_Challenge_
Set down only those lines that fall from the line containing "Recreate this image" through the line containing "Arial, Helvetica, sans-serif';", unchanged and without pictures.

_Available records_
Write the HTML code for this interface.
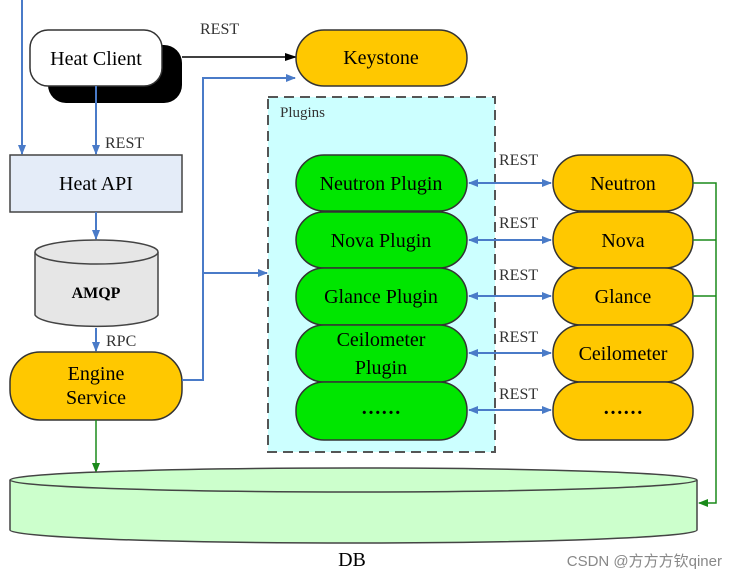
<!DOCTYPE html>
<html><head><meta charset="utf-8"><style>
html,body{margin:0;padding:0;background:#fff;}
svg{display:block;font-family:"Liberation Serif",serif;}
</style></head><body>
<svg width="731" height="579" viewBox="0 0 731 579" xmlns="http://www.w3.org/2000/svg">
<defs>
<marker id="ab" markerWidth="10" markerHeight="10" refX="9" refY="5" orient="auto" markerUnits="userSpaceOnUse"><path d="M0,1 L10,5 L0,9 z" fill="#4a7bc8"/></marker>
<marker id="abs" markerWidth="10" markerHeight="10" refX="1" refY="5" orient="auto" markerUnits="userSpaceOnUse"><path d="M10,1 L0,5 L10,9 z" fill="#4a7bc8"/></marker>
<marker id="ak" markerWidth="12" markerHeight="10" refX="11" refY="5" orient="auto" markerUnits="userSpaceOnUse"><path d="M0,1 L12,5 L0,9 z" fill="#000"/></marker>
<marker id="ag" markerWidth="10" markerHeight="10" refX="9" refY="5" orient="auto" markerUnits="userSpaceOnUse"><path d="M0,1 L10,5 L0,9 z" fill="#1a8a1a"/></marker>
</defs>
<!-- plugins box -->
<rect x="268" y="97" width="227" height="355" fill="#ccffff" stroke="#555" stroke-width="2" stroke-dasharray="10,6"/>
<text x="280" y="117" font-size="15" fill="#333">Plugins</text>

<!-- left blue line -->
<line x1="22" y1="0" x2="22" y2="154" stroke="#4a7bc8" stroke-width="2" marker-end="url(#ab)"/>
<!-- Heat client -->
<rect x="48" y="45" width="134" height="58" rx="18" fill="#000"/>
<rect x="30" y="30" width="132" height="56" rx="18" fill="#fff" stroke="#333" stroke-width="1.5"/>
<text x="96" y="65" font-size="20" text-anchor="middle">Heat Client</text>
<line x1="182" y1="57" x2="296" y2="57" stroke="#000" stroke-width="1.5" marker-end="url(#ak)"/>
<text x="200" y="34" font-size="16" fill="#333">REST</text>
<line x1="96" y1="86" x2="96" y2="154" stroke="#4a7bc8" stroke-width="2" marker-end="url(#ab)"/>
<text x="105" y="148" font-size="16" fill="#333">REST</text>
<!-- Heat API -->
<rect x="10" y="155" width="172" height="57" fill="#e4ecf8" stroke="#444" stroke-width="1.5"/>
<text x="96" y="190" font-size="20" text-anchor="middle">Heat API</text>
<line x1="96" y1="212" x2="96" y2="239" stroke="#4a7bc8" stroke-width="2" marker-end="url(#ab)"/>
<!-- AMQP -->
<path d="M35,252 L35,315 A62,13 0 0 0 158,315 L158,252" fill="#e6e6e6" stroke="#444" stroke-width="1.5"/>
<ellipse cx="96.5" cy="252" rx="61.5" ry="12" fill="#e6e6e6" stroke="#444" stroke-width="1.5"/>
<text x="96" y="298" font-size="16" font-weight="bold" text-anchor="middle">AMQP</text>
<line x1="96" y1="328" x2="96" y2="351" stroke="#4a7bc8" stroke-width="2" marker-end="url(#ab)"/>
<text x="106" y="346" font-size="16" fill="#333">RPC</text>
<!-- Engine -->
<rect x="10" y="352" width="172" height="68" rx="30" fill="#ffc800" stroke="#333" stroke-width="1.5"/>
<text x="96" y="380" font-size="20" text-anchor="middle">Engine</text>
<text x="96" y="404" font-size="20" text-anchor="middle">Service</text>
<polyline points="182,380 203,380 203,78 295,78" fill="none" stroke="#4a7bc8" stroke-width="2" marker-end="url(#ab)"/>
<line x1="203" y1="273" x2="267" y2="273" stroke="#4a7bc8" stroke-width="2" marker-end="url(#ab)"/>
<line x1="96" y1="420" x2="96" y2="472" stroke="#1a8a1a" stroke-width="1.5" marker-end="url(#ag)"/>
<!-- Keystone -->
<rect x="296" y="30" width="171" height="56" rx="28" fill="#ffc800" stroke="#333" stroke-width="1.5"/>
<text x="381" y="64" font-size="20" text-anchor="middle">Keystone</text>

<!-- plugins -->
<g stroke="#333" stroke-width="1.5" fill="#00e600">
<rect x="296" y="155" width="171" height="56" rx="28"/>
<rect x="296" y="212" width="171" height="56" rx="28"/>
<rect x="296" y="268" width="171" height="57" rx="28"/>
<rect x="296" y="325" width="171" height="57" rx="28"/>
<rect x="296" y="382" width="171" height="58" rx="28"/>
</g>
<g font-size="20" text-anchor="middle">
<text x="381" y="190">Neutron Plugin</text>
<text x="381" y="247">Nova Plugin</text>
<text x="381" y="303">Glance Plugin</text>
<text x="381" y="346">Ceilometer</text>
<text x="381" y="374">Plugin</text>
<text x="381" y="414" font-weight="bold">……</text>
</g>
<!-- services -->
<g stroke="#333" stroke-width="1.5" fill="#ffc800">
<rect x="553" y="155" width="140" height="56" rx="28"/>
<rect x="553" y="212" width="140" height="56" rx="28"/>
<rect x="553" y="268" width="140" height="57" rx="28"/>
<rect x="553" y="325" width="140" height="57" rx="28"/>
<rect x="553" y="382" width="140" height="58" rx="28"/>
</g>
<g font-size="20" text-anchor="middle">
<text x="623" y="190">Neutron</text>
<text x="623" y="247">Nova</text>
<text x="623" y="303">Glance</text>
<text x="623" y="360">Ceilometer</text>
<text x="623" y="414" font-weight="bold">……</text>
</g>
<g stroke="#4a7bc8" stroke-width="2" marker-start="url(#abs)" marker-end="url(#ab)">
<line x1="469" y1="183" x2="551" y2="183"/>
<line x1="469" y1="240" x2="551" y2="240"/>
<line x1="469" y1="296" x2="551" y2="296"/>
<line x1="469" y1="353" x2="551" y2="353"/>
<line x1="469" y1="410" x2="551" y2="410"/>
</g>
<g font-size="16" fill="#333">
<text x="499" y="165">REST</text>
<text x="499" y="228">REST</text>
<text x="499" y="280">REST</text>
<text x="499" y="342">REST</text>
<text x="499" y="399">REST</text>
</g>
<!-- green right -->
<polyline points="693,183 716,183 716,503 699,503" fill="none" stroke="#1a8a1a" stroke-width="1.5" marker-end="url(#ag)"/>
<line x1="693" y1="240" x2="716" y2="240" stroke="#1a8a1a" stroke-width="1.5"/>
<line x1="693" y1="296" x2="716" y2="296" stroke="#1a8a1a" stroke-width="1.5"/>
<!-- DB -->
<path d="M10,480 L10,530 A343,13 0 0 0 697,530 L697,480" fill="#ccffcc" stroke="#444" stroke-width="1.5"/>
<ellipse cx="353.5" cy="480" rx="343.5" ry="12" fill="#ccffcc" stroke="#444" stroke-width="1.5"/>
<text x="352" y="566" font-size="20" text-anchor="middle">DB</text>
<text x="722" y="566" font-size="15" fill="#888" text-anchor="end" font-family="Liberation Sans, Noto Sans CJK SC, sans-serif">CSDN @方方方钦qiner</text>
</svg>
</body></html>
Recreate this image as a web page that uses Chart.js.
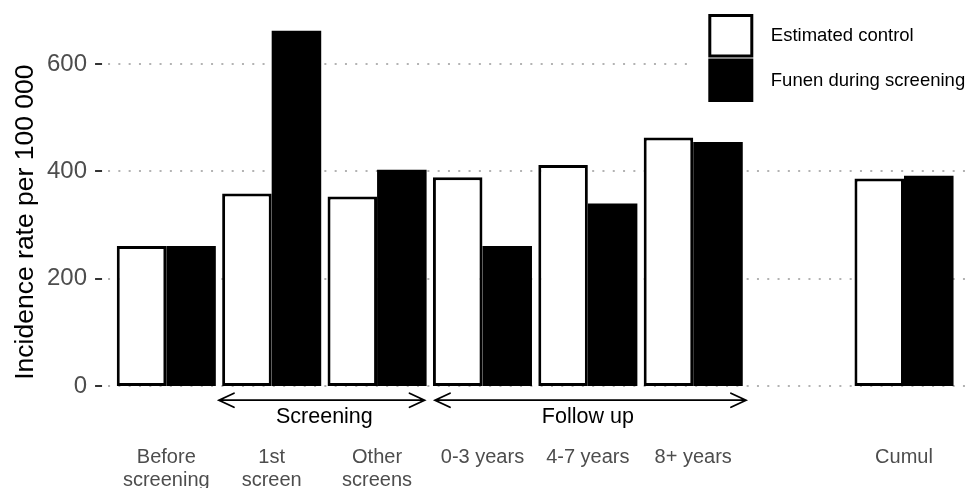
<!DOCTYPE html>
<html>
<head>
<meta charset="utf-8">
<script src="https://cdn.jsdelivr.net/npm/chart.js@4"></script>
<style>
html,body{margin:0;padding:0;background:#fff;}
#wrap{width:966px;height:488px;position:relative;}
</style>
</head>
<body>
<div id="wrap"><canvas id="c"></canvas></div>
<script>
// ---- data ----
const categories = [['Before','screening'], ['1st','screen'], ['Other','screens'], '0-3 years', '4-7 years', '8+ years', '', 'Cumul'];
const seriesNames = ['Estimated control', 'Funen during screening'];
const controlValues = [261, 359, 353, 389, 412, 463, null, 387];
const funenValues   = [261, 662, 403, 261, 340, 455, null, 392];
const yTicks = [0, 200, 400, 600];
const yTitle = 'Incidence rate per 100 000';
const periodLabels = ['Screening', 'Follow up'];
const periodStart  = [0.5, 2.55];   // in category units
const periodEnd    = [2.45, 5.5];
const periodCenter = [1.5, 4];

const FONT = '"Liberation Sans", Arial, Helvetica, sans-serif';

function catPx(xs, v) {
  const p0 = xs.getPixelForValue(0), p1 = xs.getPixelForValue(1);
  return p0 + v * (p1 - p0);
}

const gridPlugin = {
  id: 'ggGrid',
  beforeDatasetsDraw(chart) {
    const {ctx, chartArea, scales: {x, y}} = chart;
    const step = x.getPixelForValue(1) - x.getPixelForValue(0);
    const x0 = chartArea.left - 0.1 * step;
    const x1 = chartArea.right + 0.1 * step;
    ctx.save();
    yTicks.forEach(v => {
      const py = Math.round(y.getPixelForValue(v));
      ctx.strokeStyle = '#b3b3b3';
      ctx.lineWidth = 2;
      ctx.setLineDash([2, 8.3]);
      ctx.lineDashOffset = -5;
      ctx.beginPath(); ctx.moveTo(x0, py); ctx.lineTo(x1, py); ctx.stroke();
      ctx.setLineDash([]);
      ctx.strokeStyle = '#333333';
      ctx.lineWidth = 2;
      ctx.beginPath(); ctx.moveTo(x0 - 8, py); ctx.lineTo(x0 - 1, py); ctx.stroke();
    });
    ctx.restore();
  }
};

const annotPlugin = {
  id: 'ggAnnot',
  afterDraw(chart) {
    const {ctx, scales: {x, y}} = chart;
    ctx.save();
    // period arrows and labels
    const ay = y.getPixelForValue(-26.5);
    const ty = y.getPixelForValue(-68.5);
    ctx.strokeStyle = '#000';
    ctx.lineWidth = 1.8;
    ctx.lineCap = 'round';
    ctx.fillStyle = '#000';
    ctx.font = '21.5px ' + FONT;
    ctx.textAlign = 'center';
    ctx.textBaseline = 'alphabetic';
    periodLabels.forEach((lab, i) => {
      const xa = catPx(x, periodStart[i]), xb = catPx(x, periodEnd[i]);
      ctx.beginPath();
      ctx.moveTo(xa, ay); ctx.lineTo(xb, ay);
      ctx.moveTo(xa + 15, ay - 7); ctx.lineTo(xa, ay); ctx.lineTo(xa + 15, ay + 7);
      ctx.moveTo(xb - 15, ay - 7); ctx.lineTo(xb, ay); ctx.lineTo(xb - 15, ay + 7);
      ctx.stroke();
      ctx.fillText(lab, catPx(x, periodCenter[i]), ty);
    });
    // legend
    const lx = 708.3, kw = 45, kh = 44.5, ly = 14;
    ctx.fillStyle = '#fff';
    ctx.fillRect(695, 0, chart.width - 695, 116);
    chart.data.datasets.forEach((ds, i) => {
      const ky = ly + i * kh;
      ctx.fillStyle = ds.backgroundColor;
      ctx.fillRect(lx, ky, kw, kh - 1);
      if (ds.borderWidth) {
        ctx.strokeStyle = ds.borderColor;
        ctx.lineWidth = 3;
        ctx.strokeRect(lx + 1.5, ky + 1.5, kw - 3, kh - 4);
      }
      ctx.fillStyle = '#000';
      ctx.font = '18.5px ' + FONT;
      ctx.textAlign = 'left';
      ctx.textBaseline = 'middle';
      ctx.fillText(ds.label, lx + 62.5, ky + kh / 2);
    });
    ctx.restore();
  }
};

new Chart(document.getElementById('c'), {
  type: 'bar',
  data: {
    labels: categories,
    datasets: [
      { label: seriesNames[0], data: controlValues, backgroundColor: '#ffffff', borderColor: '#000000', borderWidth: 3, borderSkipped: false },
      { label: seriesNames[1], data: funenValues, backgroundColor: '#000000', borderColor: '#000000', borderWidth: 0 }
    ]
  },
  options: {
    responsive: true,
    maintainAspectRatio: false,
    animation: false,
    datasets: { bar: { categoryPercentage: 0.94, barPercentage: 1.0 } },
    layout: { padding: { left: 0, right: 9.3, top: 11.7, bottom: 0 } },
    plugins: { legend: { display: false }, tooltip: { enabled: false } },
    scales: {
      x: {
        offset: true,
        grid: { display: false, drawTicks: false },
        border: { display: false },
        ticks: { color: '#4d4d4d', font: { family: FONT, size: 20, lineHeight: 1.15 }, padding: 13.5, maxRotation: 0, autoSkip: false },
        afterFit(s) { s.height = 55.5; s.paddingLeft = 0; s.paddingRight = 0; }
      },
      y: {
        min: -86.7, max: 697.7,
        grid: { display: false, drawTicks: false },
        border: { display: false },
        afterBuildTicks(s) { s.ticks = yTicks.map(v => ({ value: v })); },
        ticks: { color: '#4d4d4d', font: { family: FONT, size: 24 }, padding: 26.6 },
        title: { display: true, text: yTitle, color: '#000', font: { family: FONT, size: 26.5, lineHeight: 1.2 }, padding: { top: 9.6, bottom: 0 } },
        afterFit(s) { s.width = 113.6; s.paddingTop = 0; s.paddingBottom = 0; }
      }
    }
  },
  plugins: [gridPlugin, annotPlugin]
});
</script>
</body>
</html>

_The response_
Recreate this image as a web page that uses Chart.js.
<!DOCTYPE html>
<html>
<head>
<meta charset="utf-8">
<script src="https://cdn.jsdelivr.net/npm/chart.js@4"></script>
<style>
html,body{margin:0;padding:0;background:#fff;}
#wrap{width:966px;height:488px;position:relative;}
</style>
</head>
<body>
<div id="wrap"><canvas id="c"></canvas></div>
<script>
// ---- data ----
const categories = [['Before','screening'], ['1st','screen'], ['Other','screens'], '0-3 years', '4-7 years', '8+ years', '', 'Cumul'];
const seriesNames = ['Estimated control', 'Funen during screening'];
const controlValues = [261, 359, 353, 389, 412, 463, null, 387];
const funenValues   = [261, 662, 403, 261, 340, 455, null, 392];
const yTicks = [0, 200, 400, 600];
const yTitle = 'Incidence rate per 100 000';
const periodLabels = ['Screening', 'Follow up'];
const periodStart  = [0.5, 2.55];   // in category units
const periodEnd    = [2.45, 5.5];
const periodCenter = [1.5, 4];

const FONT = '"Liberation Sans", Arial, Helvetica, sans-serif';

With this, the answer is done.